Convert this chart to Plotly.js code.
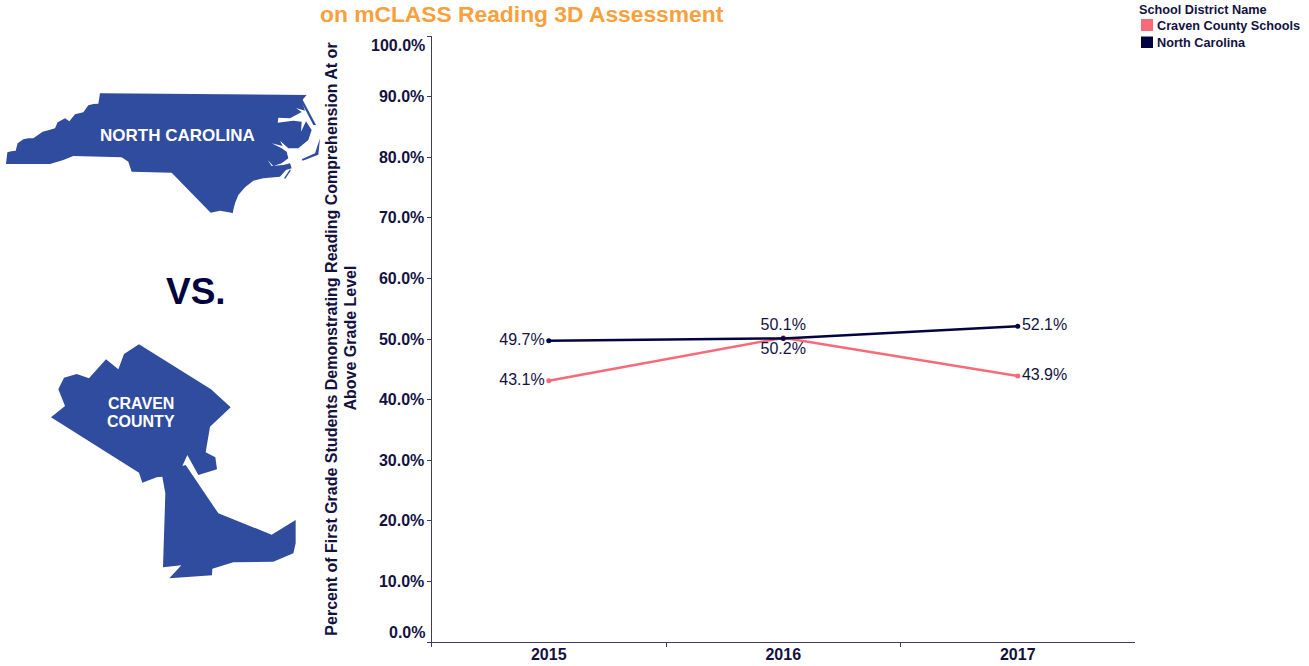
<!DOCTYPE html>
<html><head><meta charset="utf-8">
<script src="https://cdn.plot.ly/plotly-3.0.1.min.js"></script>
<style>html,body{margin:0;padding:0;background:#fff}#c{width:1309px;height:666px}</style>
</head><body><div id="c"></div>
<script>
var years = ['2015','2016','2017'];
var cravenValues = [43.1,50.2,43.9];
var ncValues = [49.7,50.1,52.1];
var cravenLabels = ['43.1%','50.2%','43.9%'];
var ncLabels = ['49.7%','50.1%','52.1%'];
var yTicks = [0,10,20,30,40,50,60,70,80,90,100];
var yTickText = ['','10.0%','20.0%','30.0%','40.0%','50.0%','60.0%','70.0%','80.0%','90.0%',''];

var W=1309,H=666;
var ink='#13123f', axisInk='#3d3c68', coral='#f76b78', navy='#03043f', blue='#2f4c9f', orange='#f9a03c';
var font='"Liberation Sans", Arial, sans-serif';

// decorative map silhouettes at 3x crop scale
var ncOutline=[[18,252],[22,217],[34,214],[47,212],[53,190],[70,178],[85,175],[100,175],[128,155],[150,149],[165,145],[173,127],[195,115],[208,124],[225,103],[250,97],[265,76],[280,72],[295,71],[300,40],[920,45],[905,62],[915,92],[888,84],[905,96],[870,115],[835,113],[833,128],[880,122],[905,125],[903,155],[918,124],[935,150],[925,180],[895,205],[865,205],[840,182],[848,198],[815,190],[845,205],[860,215],[865,235],[845,250],[820,258],[803,240],[815,258],[850,255],[870,250],[875,265],[858,270],[840,290],[790,295],[760,302],[735,322],[715,345],[705,370],[695,398],[660,392],[632,398],[515,278],[395,275],[385,245],[365,232],[220,228],[190,240],[150,252]];
var ncIslandA=[[904,52],[948,135],[940,135],[902,62]];
var ncIslandB=[[905,238],[945,220],[960,175],[955,224],[908,242]];
var ncIslandC=[[852,295],[870,268],[872,272],[856,296]];
var ncIslandD=[[693,398],[706,362],[698,400]];
var cravenOutline=[[63,262],[105,228],[85,178],[102,143],[140,132],[177,145],[228,88],[265,118],[282,72],[327,43],[543,178],[602,232],[540,290],[527,367],[556,382],[561,418],[505,435],[472,375],[457,408],[467,405],[565,550],[725,614],[797,570],[797,640],[790,670],[730,695],[610,697],[547,716],[546,736],[418,745],[454,706],[399,712],[406,490],[397,440],[380,442],[337,458],[327,428]];

function silhouette(pts,ox,oy){
  var d=pts.map(function(p,i){return (i?'L':'M')+((ox+p[0]/3)/W).toFixed(5)+','+(1-(oy+p[1]/3)/H).toFixed(5);}).join(' ')+' Z';
  return {type:'path',xref:'paper',yref:'paper',path:d,fillcolor:blue,line:{width:0},layer:'below'};
}
var shapes=[ncOutline,ncIslandA,ncIslandB,ncIslandC,ncIslandD].map(function(s){return silhouette(s,0,80);});
shapes.push(silhouette(cravenOutline,30,330));

function swatch(color,x0,y0,x1,y1){
  return {type:'rect',xref:'paper',yref:'paper',x0:x0/W,x1:x1/W,y0:1-y1/H,y1:1-y0/H,fillcolor:color,line:{width:0},layer:'above'};
}
shapes.push(swatch(coral,1141,19,1153,31));
shapes.push(swatch(navy,1141,36.5,1153,48));

function pageNote(text,x,y,size,color,anchor,angle){
  return {text:'<b>'+text+'</b>',xref:'paper',yref:'paper',x:x/W,y:1-y/H,xanchor:anchor||'center',yanchor:'middle',showarrow:false,textangle:angle||0,
    font:{family:font,size:size,color:color},borderpad:0};
}
var annotations=[
  pageNote('NORTH CAROLINA',177,135,17,'#ffffff'),
  pageNote('CRAVEN',140.5,403,16,'#ffffff'),
  pageNote('COUNTY',140.5,421,16,'#ffffff'),
  pageNote('VS.',195.5,291,37,navy),
  pageNote('on mCLASS Reading 3D Assessment',319,14,22.8,orange,'left'),
  pageNote('100.0%',426.5,45.5,16,ink,'right'),
  pageNote('0.0%',426.5,632,16,ink,'right'),
  pageNote('Above Grade Level',350,338.5,16,ink,'center',-90),
  pageNote('School District Name',1138,10,12.7,ink,'left'),
  pageNote('Craven County Schools',1156,26,12.7,ink,'left'),
  pageNote('North Carolina',1156,43,12.7,ink,'left')
];

var common={x:years,type:'scatter',mode:'lines+markers+text',showlegend:false,hoverinfo:'x+y',cliponaxis:false};
var traces=[
  Object.assign({},common,{name:'Craven County Schools',y:cravenValues,text:cravenLabels,
    textposition:['middle left','bottom center','middle right'],textfont:{family:font,size:16,color:ink},
    line:{color:coral,width:2.5},marker:{color:coral,size:5}}),
  Object.assign({},common,{name:'North Carolina',y:ncValues,text:ncLabels,
    textposition:['middle left','top center','middle right'],textfont:{family:font,size:16,color:ink},
    line:{color:navy,width:2.5},marker:{color:navy,size:5}})
];

var layout={
  width:W,height:H,margin:{l:0,r:0,t:0,b:0},paper_bgcolor:'#fff',plot_bgcolor:'#fff',showlegend:false,
  font:{family:font,color:ink},
  xaxis:{type:'category',domain:[431.5/W,1135/W],range:[-0.5,2.5],tickson:'boundaries',ticks:'outside',ticklen:4,tickcolor:axisInk,
    ticklabelstandoff:-2,
    showgrid:false,zeroline:false,showline:true,linecolor:axisInk,linewidth:1,tickfont:{family:font,size:16,color:ink},tickprefix:'<b>',ticksuffix:'</b>'},
  yaxis:{domain:[1-642/H,1-36/H],range:[0,100],tickmode:'array',tickvals:yTicks,ticktext:yTickText.map(function(t){return t?'<b>'+t+'</b>':'';}),
    ticks:'outside',ticklen:4,tickcolor:axisInk,showgrid:false,zeroline:false,showline:true,linecolor:axisInk,linewidth:1,ticklabelstandoff:-1,
    tickfont:{family:font,size:16,color:ink},
    title:{text:'<b>Percent of First Grade Students Demonstrating Reading Comprehension At or</b>',standoff:37,font:{family:font,size:16,color:ink}}},
  shapes:shapes,annotations:annotations
};
Plotly.newPlot('c',traces,layout,{displayModeBar:false,responsive:false});
</script></body></html>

========

REQUIRED TASK: Using the material above, return every line exactly as it appears, minus the pictures.

FULL RESPONSE:
Convert this chart to Plotly.js code.
<!DOCTYPE html>
<html><head><meta charset="utf-8">
<script src="https://cdn.plot.ly/plotly-3.0.1.min.js"></script>
<style>html,body{margin:0;padding:0;background:#fff}#c{width:1309px;height:666px}</style>
</head><body><div id="c"></div>
<script>
var years = ['2015','2016','2017'];
var cravenValues = [43.1,50.2,43.9];
var ncValues = [49.7,50.1,52.1];
var cravenLabels = ['43.1%','50.2%','43.9%'];
var ncLabels = ['49.7%','50.1%','52.1%'];
var yTicks = [0,10,20,30,40,50,60,70,80,90,100];
var yTickText = ['','10.0%','20.0%','30.0%','40.0%','50.0%','60.0%','70.0%','80.0%','90.0%',''];

var W=1309,H=666;
var ink='#13123f', axisInk='#3d3c68', coral='#f76b78', navy='#03043f', blue='#2f4c9f', orange='#f9a03c';
var font='"Liberation Sans", Arial, sans-serif';

// decorative map silhouettes at 3x crop scale
var ncOutline=[[18,252],[22,217],[34,214],[47,212],[53,190],[70,178],[85,175],[100,175],[128,155],[150,149],[165,145],[173,127],[195,115],[208,124],[225,103],[250,97],[265,76],[280,72],[295,71],[300,40],[920,45],[905,62],[915,92],[888,84],[905,96],[870,115],[835,113],[833,128],[880,122],[905,125],[903,155],[918,124],[935,150],[925,180],[895,205],[865,205],[840,182],[848,198],[815,190],[845,205],[860,215],[865,235],[845,250],[820,258],[803,240],[815,258],[850,255],[870,250],[875,265],[858,270],[840,290],[790,295],[760,302],[735,322],[715,345],[705,370],[695,398],[660,392],[632,398],[515,278],[395,275],[385,245],[365,232],[220,228],[190,240],[150,252]];
var ncIslandA=[[904,52],[948,135],[940,135],[902,62]];
var ncIslandB=[[905,238],[945,220],[960,175],[955,224],[908,242]];
var ncIslandC=[[852,295],[870,268],[872,272],[856,296]];
var ncIslandD=[[693,398],[706,362],[698,400]];
var cravenOutline=[[63,262],[105,228],[85,178],[102,143],[140,132],[177,145],[228,88],[265,118],[282,72],[327,43],[543,178],[602,232],[540,290],[527,367],[556,382],[561,418],[505,435],[472,375],[457,408],[467,405],[565,550],[725,614],[797,570],[797,640],[790,670],[730,695],[610,697],[547,716],[546,736],[418,745],[454,706],[399,712],[406,490],[397,440],[380,442],[337,458],[327,428]];

function silhouette(pts,ox,oy){
  var d=pts.map(function(p,i){return (i?'L':'M')+((ox+p[0]/3)/W).toFixed(5)+','+(1-(oy+p[1]/3)/H).toFixed(5);}).join(' ')+' Z';
  return {type:'path',xref:'paper',yref:'paper',path:d,fillcolor:blue,line:{width:0},layer:'below'};
}
var shapes=[ncOutline,ncIslandA,ncIslandB,ncIslandC,ncIslandD].map(function(s){return silhouette(s,0,80);});
shapes.push(silhouette(cravenOutline,30,330));

function swatch(color,x0,y0,x1,y1){
  return {type:'rect',xref:'paper',yref:'paper',x0:x0/W,x1:x1/W,y0:1-y1/H,y1:1-y0/H,fillcolor:color,line:{width:0},layer:'above'};
}
shapes.push(swatch(coral,1141,19,1153,31));
shapes.push(swatch(navy,1141,36.5,1153,48));

function pageNote(text,x,y,size,color,anchor,angle){
  return {text:'<b>'+text+'</b>',xref:'paper',yref:'paper',x:x/W,y:1-y/H,xanchor:anchor||'center',yanchor:'middle',showarrow:false,textangle:angle||0,
    font:{family:font,size:size,color:color},borderpad:0};
}
var annotations=[
  pageNote('NORTH CAROLINA',177,135,17,'#ffffff'),
  pageNote('CRAVEN',140.5,403,16,'#ffffff'),
  pageNote('COUNTY',140.5,421,16,'#ffffff'),
  pageNote('VS.',195.5,291,37,navy),
  pageNote('on mCLASS Reading 3D Assessment',319,14,22.8,orange,'left'),
  pageNote('100.0%',426.5,45.5,16,ink,'right'),
  pageNote('0.0%',426.5,632,16,ink,'right'),
  pageNote('Above Grade Level',350,338.5,16,ink,'center',-90),
  pageNote('School District Name',1138,10,12.7,ink,'left'),
  pageNote('Craven County Schools',1156,26,12.7,ink,'left'),
  pageNote('North Carolina',1156,43,12.7,ink,'left')
];

var common={x:years,type:'scatter',mode:'lines+markers+text',showlegend:false,hoverinfo:'x+y',cliponaxis:false};
var traces=[
  Object.assign({},common,{name:'Craven County Schools',y:cravenValues,text:cravenLabels,
    textposition:['middle left','bottom center','middle right'],textfont:{family:font,size:16,color:ink},
    line:{color:coral,width:2.5},marker:{color:coral,size:5}}),
  Object.assign({},common,{name:'North Carolina',y:ncValues,text:ncLabels,
    textposition:['middle left','top center','middle right'],textfont:{family:font,size:16,color:ink},
    line:{color:navy,width:2.5},marker:{color:navy,size:5}})
];

var layout={
  width:W,height:H,margin:{l:0,r:0,t:0,b:0},paper_bgcolor:'#fff',plot_bgcolor:'#fff',showlegend:false,
  font:{family:font,color:ink},
  xaxis:{type:'category',domain:[431.5/W,1135/W],range:[-0.5,2.5],tickson:'boundaries',ticks:'outside',ticklen:4,tickcolor:axisInk,
    ticklabelstandoff:-2,
    showgrid:false,zeroline:false,showline:true,linecolor:axisInk,linewidth:1,tickfont:{family:font,size:16,color:ink},tickprefix:'<b>',ticksuffix:'</b>'},
  yaxis:{domain:[1-642/H,1-36/H],range:[0,100],tickmode:'array',tickvals:yTicks,ticktext:yTickText.map(function(t){return t?'<b>'+t+'</b>':'';}),
    ticks:'outside',ticklen:4,tickcolor:axisInk,showgrid:false,zeroline:false,showline:true,linecolor:axisInk,linewidth:1,ticklabelstandoff:-1,
    tickfont:{family:font,size:16,color:ink},
    title:{text:'<b>Percent of First Grade Students Demonstrating Reading Comprehension At or</b>',standoff:37,font:{family:font,size:16,color:ink}}},
  shapes:shapes,annotations:annotations
};
Plotly.newPlot('c',traces,layout,{displayModeBar:false,responsive:false});
</script></body></html>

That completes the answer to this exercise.